▶ [DO THIS]:
Can you transcribe every line exactly and leave the pictures behind?

[start]

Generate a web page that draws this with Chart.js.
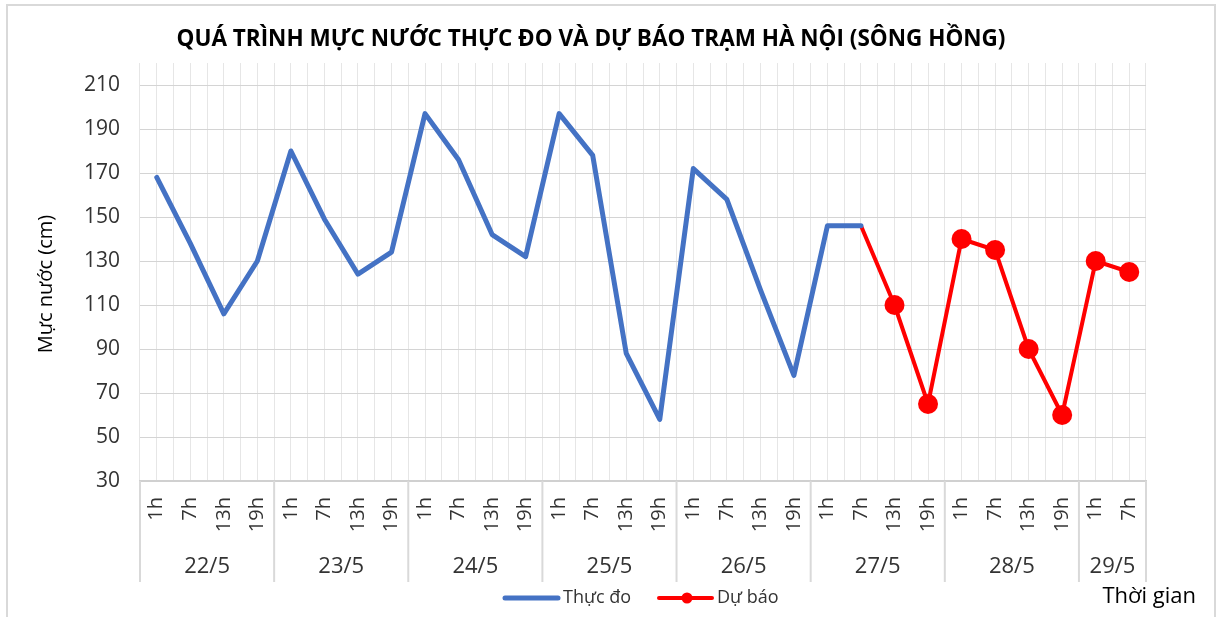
<!DOCTYPE html>
<html>
<head>
<meta charset="utf-8">
<script src="https://cdn.jsdelivr.net/npm/chart.js@4.4.1/dist/chart.umd.min.js"></script>
<style>
  html, body { margin: 0; padding: 0; background: #fff; }
  #wrap { position: relative; width: 1217px; height: 617px; }
</style>
</head>
<body>
<div id="wrap"><canvas id="mucNuocChart"></canvas></div>
<script>
// ngày và giờ quan trắc
const ngay = ['22/5', '23/5', '24/5', '25/5', '26/5', '27/5', '28/5', '29/5'];
const gio = ['1h', '7h', '13h', '19h'];
const soGioMoiNgay = [4, 4, 4, 4, 4, 4, 4, 2];

// mực nước (cm)
const thucDo = [168, 138, 106, 130, 180, 149, 124, 134, 197, 176, 142, 132,
                197, 178, 88, 58, 172, 158, 117, 78, 146, 146,
                null, null, null, null, null, null, null, null];
const duBao = [null, null, null, null, null, null, null, null, null, null, null, null,
               null, null, null, null, null, null, null, null, null,
               146, 110, 65, 140, 135, 90, 60, 130, 125];
const yTicks = [30, 50, 70, 90, 110, 130, 150, 170, 190, 210];

const FONT = "'Open Sans', 'Noto Sans', sans-serif";
const XAM = '#333333';

let labels = [];
soGioMoiNgay.forEach((n) => {
    for (let k = 0; k < n; k++) {
        labels.push(gio[k]);
    }
});

const khungPlugin = {
    id: 'khung',
    beforeDraw(chart) {
        const ctx = chart.ctx;
        ctx.save();
        ctx.fillStyle = '#fff';
        ctx.fillRect(0, 0, chart.width, chart.height);
        ctx.strokeStyle = '#d9d9d9';
        ctx.lineWidth = 2;
        ctx.strokeRect(7, 5, chart.width - 9, chart.height + 10);
        ctx.restore();
    }
};

// hàng nhãn ngày bên dưới trục giờ, chú giải và tên các trục
const ngayPlugin = {
    id: 'hangNgay',
    afterDraw(chart) {
        const x = chart.scales.x;
        const y = chart.scales.y;
        const ctx = chart.ctx;
        const w = x.getPixelForValue(1) - x.getPixelForValue(0);
        ctx.save();
        ctx.strokeStyle = '#d9d9d9';
        ctx.lineWidth = 2;
        ctx.fillStyle = XAM;
        ctx.font = '22px ' + FONT;
        ctx.textAlign = 'center';
        ctx.textBaseline = 'middle';
        let start = 0;
        ngay.forEach((d, i) => {
            const end = start + soGioMoiNgay[i] - 1;
            const left = x.getPixelForValue(start) - w / 2;
            ctx.beginPath();
            ctx.moveTo(left, x.top);
            ctx.lineTo(left, x.bottom);
            ctx.stroke();
            const cx = (x.getPixelForValue(start) + x.getPixelForValue(end)) / 2;
            ctx.fillText(d, cx, x.bottom - 15);
            start = end + 1;
        });
        const right = x.getPixelForValue(labels.length - 1) + w / 2;
        ctx.beginPath();
        ctx.moveTo(right, x.top);
        ctx.lineTo(right, x.bottom);
        ctx.stroke();

        // chú giải
        const ly = x.bottom + 16;
        ctx.lineCap = 'round';
        ctx.textAlign = 'left';
        ctx.font = '18px ' + FONT;
        chart.data.datasets.forEach((ds, i) => {
            const lx = i === 0 ? 505 : 659;
            ctx.strokeStyle = ds.borderColor;
            ctx.lineWidth = ds.borderWidth;
            ctx.beginPath();
            ctx.moveTo(lx, ly);
            ctx.lineTo(lx + 53, ly);
            ctx.stroke();
            if (i === 1) {
                ctx.fillStyle = ds.borderColor;
                ctx.beginPath();
                ctx.arc(lx + 28, ly, 5.5, 0, Math.PI * 2);
                ctx.fill();
            }
            ctx.fillStyle = XAM;
            ctx.fillText(ds.label, lx + 58, ly);
        });

        // tên trục hoành
        ctx.fillStyle = '#000';
        ctx.font = '22px ' + FONT;
        ctx.textAlign = 'right';
        ctx.fillText('Thời gian', 1196, ly - 1);

        // tên trục tung
        ctx.translate(46, (y.top + y.bottom) / 2 + 12);
        ctx.rotate(-Math.PI / 2);
        ctx.textAlign = 'center';
        ctx.font = '20px ' + FONT;
        ctx.fillText('Mực nước (cm)', 0, 0);
        ctx.restore();
    }
};

const ctx = document.getElementById('mucNuocChart').getContext('2d');
const mucNuocChart = new Chart(ctx, {
    type: 'line',
    data: {
        labels: labels,
        datasets: [{
            label: 'Thực đo',
            data: thucDo,
            borderColor: '#4472C4',
            backgroundColor: '#4472C4',
            borderWidth: 5,
            pointRadius: 0,
            borderJoinStyle: 'round',
            borderCapStyle: 'round'
        }, {
            label: 'Dự báo',
            data: duBao,
            borderColor: '#FF0000',
            backgroundColor: '#FF0000',
            borderWidth: 4,
            pointRadius: duBao.map((v, i) => i === 21 ? 0 : 10),
            pointBorderWidth: 0,
            pointBackgroundColor: '#FF0000',
            borderJoinStyle: 'round'
        }]
    },
    options: {
        responsive: true,
        maintainAspectRatio: false,
        animation: false,
        devicePixelRatio: 1,
        layout: {
            padding: { left: 36, right: 71, top: 0, bottom: 35 }
        },
        plugins: {
            title: {
                display: true,
                text: 'QUÁ TRÌNH MỰC NƯỚC THỰC ĐO VÀ DỰ BÁO TRẠM HÀ NỘI (SÔNG HỒNG)',
                color: '#000',
                font: { family: FONT, size: 22.5, weight: 'bold' },
                padding: { top: 26.5, bottom: 9.5 }
            },
            legend: { display: false },
            tooltip: { enabled: false }
        },
        scales: {
            x: {
                type: 'category',
                offset: true,
                grid: { offset: true, color: '#e6e6e6', drawTicks: false },
                border: { color: '#d0d0d0', width: 2 },
                ticks: {
                    autoSkip: false,
                    minRotation: 90,
                    maxRotation: 90,
                    color: XAM,
                    font: { family: FONT, size: 20 },
                    padding: 16
                },
                afterFit: function (scale) {
                    scale.height = 101;
                }
            },
            x2: {
                type: 'category',
                labels: labels,
                position: 'bottom',
                offset: true,
                grid: { offset: false, color: '#e6e6e6', drawTicks: false },
                border: { display: false },
                ticks: { display: false },
                afterFit: function (scale) {
                    scale.height = 0;
                }
            },
            y: {
                min: 30,
                max: 220,
                ticks: {
                    stepSize: 20,
                    color: XAM,
                    font: { family: FONT, size: 21 },
                    padding: 20
                },
                afterBuildTicks: function (scale) {
                    scale.ticks = yTicks.map(v => ({ value: v }));
                },
                grid: { color: '#d4d4d4', drawTicks: false },
                border: { display: false },
                afterFit: function (scale) {
                    scale.width = 104;
                }
            }
        }
    },
    plugins: [khungPlugin, ngayPlugin]
});
</script>
</body>
</html>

[end]

▶ [EXERCISE SOLUTION]:
Generate a web page that draws this with Chart.js.
<!DOCTYPE html>
<html>
<head>
<meta charset="utf-8">
<script src="https://cdn.jsdelivr.net/npm/chart.js@4.4.1/dist/chart.umd.min.js"></script>
<style>
  html, body { margin: 0; padding: 0; background: #fff; }
  #wrap { position: relative; width: 1217px; height: 617px; }
</style>
</head>
<body>
<div id="wrap"><canvas id="mucNuocChart"></canvas></div>
<script>
// ngày và giờ quan trắc
const ngay = ['22/5', '23/5', '24/5', '25/5', '26/5', '27/5', '28/5', '29/5'];
const gio = ['1h', '7h', '13h', '19h'];
const soGioMoiNgay = [4, 4, 4, 4, 4, 4, 4, 2];

// mực nước (cm)
const thucDo = [168, 138, 106, 130, 180, 149, 124, 134, 197, 176, 142, 132,
                197, 178, 88, 58, 172, 158, 117, 78, 146, 146,
                null, null, null, null, null, null, null, null];
const duBao = [null, null, null, null, null, null, null, null, null, null, null, null,
               null, null, null, null, null, null, null, null, null,
               146, 110, 65, 140, 135, 90, 60, 130, 125];
const yTicks = [30, 50, 70, 90, 110, 130, 150, 170, 190, 210];

const FONT = "'Open Sans', 'Noto Sans', sans-serif";
const XAM = '#333333';

let labels = [];
soGioMoiNgay.forEach((n) => {
    for (let k = 0; k < n; k++) {
        labels.push(gio[k]);
    }
});

const khungPlugin = {
    id: 'khung',
    beforeDraw(chart) {
        const ctx = chart.ctx;
        ctx.save();
        ctx.fillStyle = '#fff';
        ctx.fillRect(0, 0, chart.width, chart.height);
        ctx.strokeStyle = '#d9d9d9';
        ctx.lineWidth = 2;
        ctx.strokeRect(7, 5, chart.width - 9, chart.height + 10);
        ctx.restore();
    }
};

// hàng nhãn ngày bên dưới trục giờ, chú giải và tên các trục
const ngayPlugin = {
    id: 'hangNgay',
    afterDraw(chart) {
        const x = chart.scales.x;
        const y = chart.scales.y;
        const ctx = chart.ctx;
        const w = x.getPixelForValue(1) - x.getPixelForValue(0);
        ctx.save();
        ctx.strokeStyle = '#d9d9d9';
        ctx.lineWidth = 2;
        ctx.fillStyle = XAM;
        ctx.font = '22px ' + FONT;
        ctx.textAlign = 'center';
        ctx.textBaseline = 'middle';
        let start = 0;
        ngay.forEach((d, i) => {
            const end = start + soGioMoiNgay[i] - 1;
            const left = x.getPixelForValue(start) - w / 2;
            ctx.beginPath();
            ctx.moveTo(left, x.top);
            ctx.lineTo(left, x.bottom);
            ctx.stroke();
            const cx = (x.getPixelForValue(start) + x.getPixelForValue(end)) / 2;
            ctx.fillText(d, cx, x.bottom - 15);
            start = end + 1;
        });
        const right = x.getPixelForValue(labels.length - 1) + w / 2;
        ctx.beginPath();
        ctx.moveTo(right, x.top);
        ctx.lineTo(right, x.bottom);
        ctx.stroke();

        // chú giải
        const ly = x.bottom + 16;
        ctx.lineCap = 'round';
        ctx.textAlign = 'left';
        ctx.font = '18px ' + FONT;
        chart.data.datasets.forEach((ds, i) => {
            const lx = i === 0 ? 505 : 659;
            ctx.strokeStyle = ds.borderColor;
            ctx.lineWidth = ds.borderWidth;
            ctx.beginPath();
            ctx.moveTo(lx, ly);
            ctx.lineTo(lx + 53, ly);
            ctx.stroke();
            if (i === 1) {
                ctx.fillStyle = ds.borderColor;
                ctx.beginPath();
                ctx.arc(lx + 28, ly, 5.5, 0, Math.PI * 2);
                ctx.fill();
            }
            ctx.fillStyle = XAM;
            ctx.fillText(ds.label, lx + 58, ly);
        });

        // tên trục hoành
        ctx.fillStyle = '#000';
        ctx.font = '22px ' + FONT;
        ctx.textAlign = 'right';
        ctx.fillText('Thời gian', 1196, ly - 1);

        // tên trục tung
        ctx.translate(46, (y.top + y.bottom) / 2 + 12);
        ctx.rotate(-Math.PI / 2);
        ctx.textAlign = 'center';
        ctx.font = '20px ' + FONT;
        ctx.fillText('Mực nước (cm)', 0, 0);
        ctx.restore();
    }
};

const ctx = document.getElementById('mucNuocChart').getContext('2d');
const mucNuocChart = new Chart(ctx, {
    type: 'line',
    data: {
        labels: labels,
        datasets: [{
            label: 'Thực đo',
            data: thucDo,
            borderColor: '#4472C4',
            backgroundColor: '#4472C4',
            borderWidth: 5,
            pointRadius: 0,
            borderJoinStyle: 'round',
            borderCapStyle: 'round'
        }, {
            label: 'Dự báo',
            data: duBao,
            borderColor: '#FF0000',
            backgroundColor: '#FF0000',
            borderWidth: 4,
            pointRadius: duBao.map((v, i) => i === 21 ? 0 : 10),
            pointBorderWidth: 0,
            pointBackgroundColor: '#FF0000',
            borderJoinStyle: 'round'
        }]
    },
    options: {
        responsive: true,
        maintainAspectRatio: false,
        animation: false,
        devicePixelRatio: 1,
        layout: {
            padding: { left: 36, right: 71, top: 0, bottom: 35 }
        },
        plugins: {
            title: {
                display: true,
                text: 'QUÁ TRÌNH MỰC NƯỚC THỰC ĐO VÀ DỰ BÁO TRẠM HÀ NỘI (SÔNG HỒNG)',
                color: '#000',
                font: { family: FONT, size: 22.5, weight: 'bold' },
                padding: { top: 26.5, bottom: 9.5 }
            },
            legend: { display: false },
            tooltip: { enabled: false }
        },
        scales: {
            x: {
                type: 'category',
                offset: true,
                grid: { offset: true, color: '#e6e6e6', drawTicks: false },
                border: { color: '#d0d0d0', width: 2 },
                ticks: {
                    autoSkip: false,
                    minRotation: 90,
                    maxRotation: 90,
                    color: XAM,
                    font: { family: FONT, size: 20 },
                    padding: 16
                },
                afterFit: function (scale) {
                    scale.height = 101;
                }
            },
            x2: {
                type: 'category',
                labels: labels,
                position: 'bottom',
                offset: true,
                grid: { offset: false, color: '#e6e6e6', drawTicks: false },
                border: { display: false },
                ticks: { display: false },
                afterFit: function (scale) {
                    scale.height = 0;
                }
            },
            y: {
                min: 30,
                max: 220,
                ticks: {
                    stepSize: 20,
                    color: XAM,
                    font: { family: FONT, size: 21 },
                    padding: 20
                },
                afterBuildTicks: function (scale) {
                    scale.ticks = yTicks.map(v => ({ value: v }));
                },
                grid: { color: '#d4d4d4', drawTicks: false },
                border: { display: false },
                afterFit: function (scale) {
                    scale.width = 104;
                }
            }
        }
    },
    plugins: [khungPlugin, ngayPlugin]
});
</script>
</body>
</html>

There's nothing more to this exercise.